2990 U.S. 290, Brenham, 979-830-0392; 110 South Heights Boulevard, Houston, 832-835-0001, truthbbq.com
Valentina’s Tex Mex BBQ
Miguel Vidal started Valentina’s as a food truck in 2013, aiming to blend new Texas barbecue (the brisket is made with grass-fed beef) with the food he grew up eating in San Antonio. The result offers three of Austin’s most famous food categories — barbecue, Tex-Mex, breakfast tacos — on one menu, making Valentina’s popularity perhaps preordained. The business, which Mr. Vidal runs with his wife, Modesty, helped bring Mexican influences into the Texas barbecue mainstream. Last month, Valentina’s opened its first brick and mortar location, in a suburb 15 miles south of downtown.

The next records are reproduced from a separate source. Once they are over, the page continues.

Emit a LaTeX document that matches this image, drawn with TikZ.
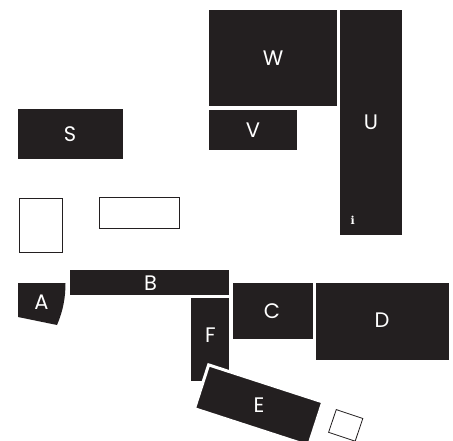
\documentclass[tikz,border=0pt]{standalone}
\usepackage{fontspec}
\setmainfont{Poppins}
\newfontfamily\infofont{DejaVu Serif}
\usepackage{tikz}
\definecolor{roomdark}{HTML}{231F20}

\begin{document}
\begin{tikzpicture}[
  x=1pt, y=-1pt,
  font=\fontsize{21}{24}\selectfont,
  room/.style={fill=roomdark, text=white, inner sep=0pt, outer sep=0pt, align=center},
  free/.style={draw=roomdark, line width=0.8pt, fill=white, inner sep=0pt},
  tag/.style={text=white, inner sep=0pt}
]
\useasboundingbox (0,0) rectangle (453,441);
% upper block
\node[room, minimum width=128pt, minimum height=96pt] (w) at (273,58) {W};
\node[room, minimum width=88pt, minimum height=40pt] (v) at (253,130) {V};
\node[room, minimum width=62pt, minimum height=225pt] (u) at (371,122.5) {U};
\node[tag, font=\infofont\bfseries\fontsize{11}{11}\selectfont] (info) at (352.8,220.5) {i};
% left side
\node[room, minimum width=105pt, minimum height=50pt] (s) at (70,134) {S};
\node[free, minimum width=43.5pt, minimum height=54pt] (free1) at (41,225) {};
\node[free, minimum width=80pt, minimum height=30.5pt] (free2) at (139.5,213) {};
% lower block
\fill[roomdark] (18,283) -- (65.5,283) .. controls (65.5,298) and (63,311) .. (57,325) -- (18,317) -- cycle;
\node[tag] (a) at (41.5,302) {A};
\node[room, minimum width=159pt, minimum height=25pt] (b) at (149.5,282.5) {};
\node[tag] (blabel) at (150.5,283) {B};
\node[room, minimum width=80pt, minimum height=56pt] (c) at (273,311) {};
\node[tag] (clabel) at (272,311) {C};
\node[room, minimum width=133pt, minimum height=77pt] (d) at (382.5,321.5) {};
\node[tag] (dlabel) at (382,320) {D};
\node[room, minimum width=38pt, minimum height=83pt] (f) at (210,339.5) {};
\node[tag] (flabel) at (210.5,335) {F};
% turned pieces
\node[room, draw=white, line width=3pt, minimum width=120pt, minimum height=46pt, rotate=-18] (e) at (258.6,405.3) {};
\node[tag] (elabel) at (259,405.3) {E};
\node[free, minimum width=28pt, minimum height=24pt, rotate=-18.5] (free3) at (345.7,425.4) {};
\end{tikzpicture}
\end{document}
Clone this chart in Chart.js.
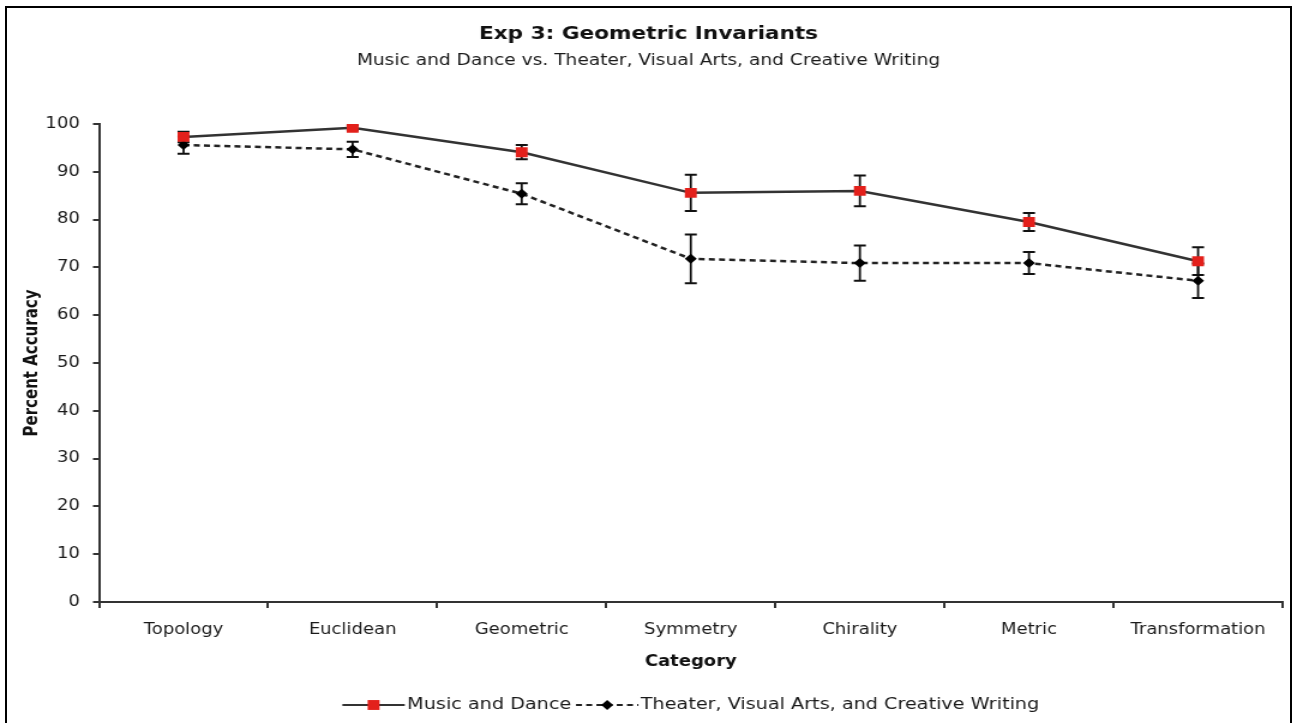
<!DOCTYPE html>
<html>
<head>
<meta charset="utf-8">
<script src="https://cdn.jsdelivr.net/npm/chart.js@4.4.0/dist/chart.umd.min.js"></script>
<style>
  html, body { margin: 0; padding: 0; background: #fff; overflow: hidden; }
  #wrap { position: absolute; left: 0; top: 0; width: 1081px; height: 723px; transform: scaleX(1.19981); transform-origin: 0 0; }
  #frame { position: absolute; left: 5px; top: 6px; width: 1287px; height: 800px; border: 2px solid #000; box-sizing: border-box; pointer-events: none; }
</style>
</head>
<body>
<div id="wrap"><canvas id="myChart"></canvas></div>
<div id="frame"></div>
<script>
// chart values
const categories = ["Topology", "Euclidean", "Geometric", "Symmetry", "Chirality", "Metric", "Transformation"];
const musicDance = [97.3, 99.2, 94.1, 85.6, 86.0, 79.5, 71.3];
const musicDanceErr = [1.1, 0.5, 1.5, 3.8, 3.2, 1.9, 2.9];
const theaterArts = [95.6, 94.7, 85.4, 71.8, 70.9, 70.9, 67.2];
const theaterArtsErr = [1.8, 1.6, 2.2, 5.1, 3.7, 2.3, 3.6];
const seriesNames = ["Music and Dance", "Theater, Visual Arts, and Creative Writing"];

const fontFamily = '"DejaVu Sans", Verdana, sans-serif';
const textColor = "#1a1a1a";

// error bars, drawn under the markers
const errorBars = {
  id: "errorBars",
  beforeDatasetsDraw(chart) {
    const ctx = chart.ctx;
    const yScale = chart.scales.y;
    ctx.save();
    ctx.strokeStyle = "#111";
    chart.data.datasets.forEach((ds, i) => {
      const meta = chart.getDatasetMeta(i);
      meta.data.forEach((pt, j) => {
        const v = ds.data[j];
        const e = ds.errors[j];
        const top = yScale.getPixelForValue(v + e);
        const bottom = yScale.getPixelForValue(v - e);
        ctx.lineWidth = 1.8;
        ctx.beginPath();
        ctx.moveTo(pt.x, top);
        ctx.lineTo(pt.x, bottom);
        ctx.stroke();
        ctx.lineWidth = 2;
        ctx.beginPath();
        ctx.moveTo(pt.x - 5, top);
        ctx.lineTo(pt.x + 5, top);
        ctx.moveTo(pt.x - 5, bottom);
        ctx.lineTo(pt.x + 5, bottom);
        ctx.stroke();
      });
    });
    ctx.restore();
  },
};

// legend under the axis title: line, marker, text
const seriesLegend = {
  id: "seriesLegend",
  afterDraw(chart) {
    const { ctx, chartArea } = chart;
    ctx.save();
    ctx.font = "16px " + fontFamily;
    const symW = 52, gap = 2, itemGap = 4;
    const items = chart.data.datasets.map((ds) => ({ ds: ds, w: ctx.measureText(ds.label).width }));
    const total = items.reduce((s, it) => s + symW + gap + it.w, 0) + itemGap * (items.length - 1);
    let x = (chartArea.left + chartArea.right) / 2 - total / 2;
    const y = 705;
    items.forEach((it) => {
      const ds = it.ds;
      ctx.strokeStyle = ds.borderColor;
      ctx.lineWidth = 2;
      ctx.setLineDash(ds.borderDash || []);
      ctx.beginPath();
      ctx.moveTo(x, y);
      ctx.lineTo(x + symW, y);
      ctx.stroke();
      ctx.setLineDash([]);
      ctx.fillStyle = ds.pointBackgroundColor;
      ctx.strokeStyle = ds.pointBorderColor;
      Chart.helpers.drawPoint(ctx, { pointStyle: ds.pointStyle, radius: ds.pointRadius, borderWidth: 0, rotation: 0 }, x + symW / 2, y);
      ctx.fillStyle = textColor;
      ctx.textBaseline = "middle";
      ctx.textAlign = "left";
      ctx.fillText(ds.label, x + symW + gap, y);
      x += symW + gap + it.w + itemGap;
    });
    ctx.restore();
  },
};

const ctx = document.getElementById("myChart");

new Chart(ctx, {
  type: "line",
  data: {
    labels: categories,
    datasets: [
      {
        label: seriesNames[0],
        data: musicDance,
        errors: musicDanceErr,
        borderColor: "#333",
        borderWidth: 2.5,
        tension: 0,
        pointStyle: "rect",
        pointRadius: 7,
        pointBackgroundColor: "#e3201b",
        pointBorderColor: "#e3201b",
        pointBorderWidth: 0,
      },
      {
        label: seriesNames[1],
        data: theaterArts,
        errors: theaterArtsErr,
        borderColor: "#222",
        borderWidth: 2.5,
        borderDash: [5, 3.5],
        tension: 0,
        pointStyle: "rectRot",
        pointRadius: 5,
        pointBackgroundColor: "#000",
        pointBorderColor: "#000",
        pointBorderWidth: 0,
      },
    ],
  },
  options: {
    responsive: true,
    maintainAspectRatio: false,
    animation: false,
    events: [],
    layout: { padding: { left: 12, right: 12, top: 0, bottom: 0 } },
    plugins: {
      legend: { display: false },
      tooltip: { enabled: false },
      title: {
        display: true,
        text: "Exp 3: Geometric Invariants",
        color: "#111",
        font: { family: fontFamily, size: 18, weight: "bold" },
        padding: { top: 24, bottom: 6 },
      },
      subtitle: {
        display: true,
        text: "Music and Dance vs. Theater, Visual Arts, and Creative Writing",
        color: textColor,
        font: { family: fontFamily, size: 15.5 },
        padding: { top: 0, bottom: 53.8 },
      },
    },
    scales: {
      x: {
        offset: true,
        grid: { offset: true, drawOnChartArea: false, tickLength: 6, color: "#333", lineWidth: 2 },
        border: { color: "#333", width: 2 },
        ticks: { color: textColor, font: { family: fontFamily, size: 15 }, padding: 13, maxRotation: 0 },
        title: {
          display: true,
          text: "Category",
          color: "#111",
          font: { family: fontFamily, size: 15, weight: "bold" },
          padding: { top: 0, bottom: 52 },
        },
        afterFit: function (scale) {
          scale.height = 121;
        },
      },
      y: {
        min: 0,
        max: 100,
        grid: { drawOnChartArea: false, tickLength: 5, color: "#333", lineWidth: 2 },
        border: { color: "#333", width: 2 },
        ticks: { stepSize: 10, color: textColor, font: { family: fontFamily, size: 15 }, padding: 11 },
        title: {
          display: true,
          text: "Percent Accuracy",
          color: "#111",
          font: { family: fontFamily, size: 15, weight: "bold" },
          padding: { top: 6.5, bottom: 0 },
        },
        afterFit: function (scale) {
          scale.width = 70.5;
        },
      },
    },
  },
  plugins: [errorBars, seriesLegend],
});
</script>
</body>
</html>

What to order: Breakfast taco, brisket tacos, spicy Oaxacan sausage, pork spareribs.
308 South Main Street, valentinastexmexbbq.com
Vaqueros serves Texas barbecue with Mexican influences, but it’s not quite Tex-Mex. There’s no queso or chili con carne. Instead, there is cochinita pibil that begins in a smoker, rubbed simply with salt, pepper and garlic, before it is wrapped in banana leaves, bathed in a citrusy marinade and served in handmade corn tortillas. Birria tacos are made with brisket, the fat transformed into a soul-enriching consommé. The owner Arnulfo “Trey” Sanchez has the chops of an old-school pitmaster — his father ran the traditional barbecue joint Arnold’s Texas Bar-B-Q. At Vaqueros, Mr. Sanchez, whose family is from Mexico, brings the same finesse to smoked ribs and sausage as he does to carne asada and barbacoa, showing that these barbecue traditions can be more similar than they are different.
What to order: Barbecue birria with consommé, smoked cochinita pibil, any of the rotating selection of tacos.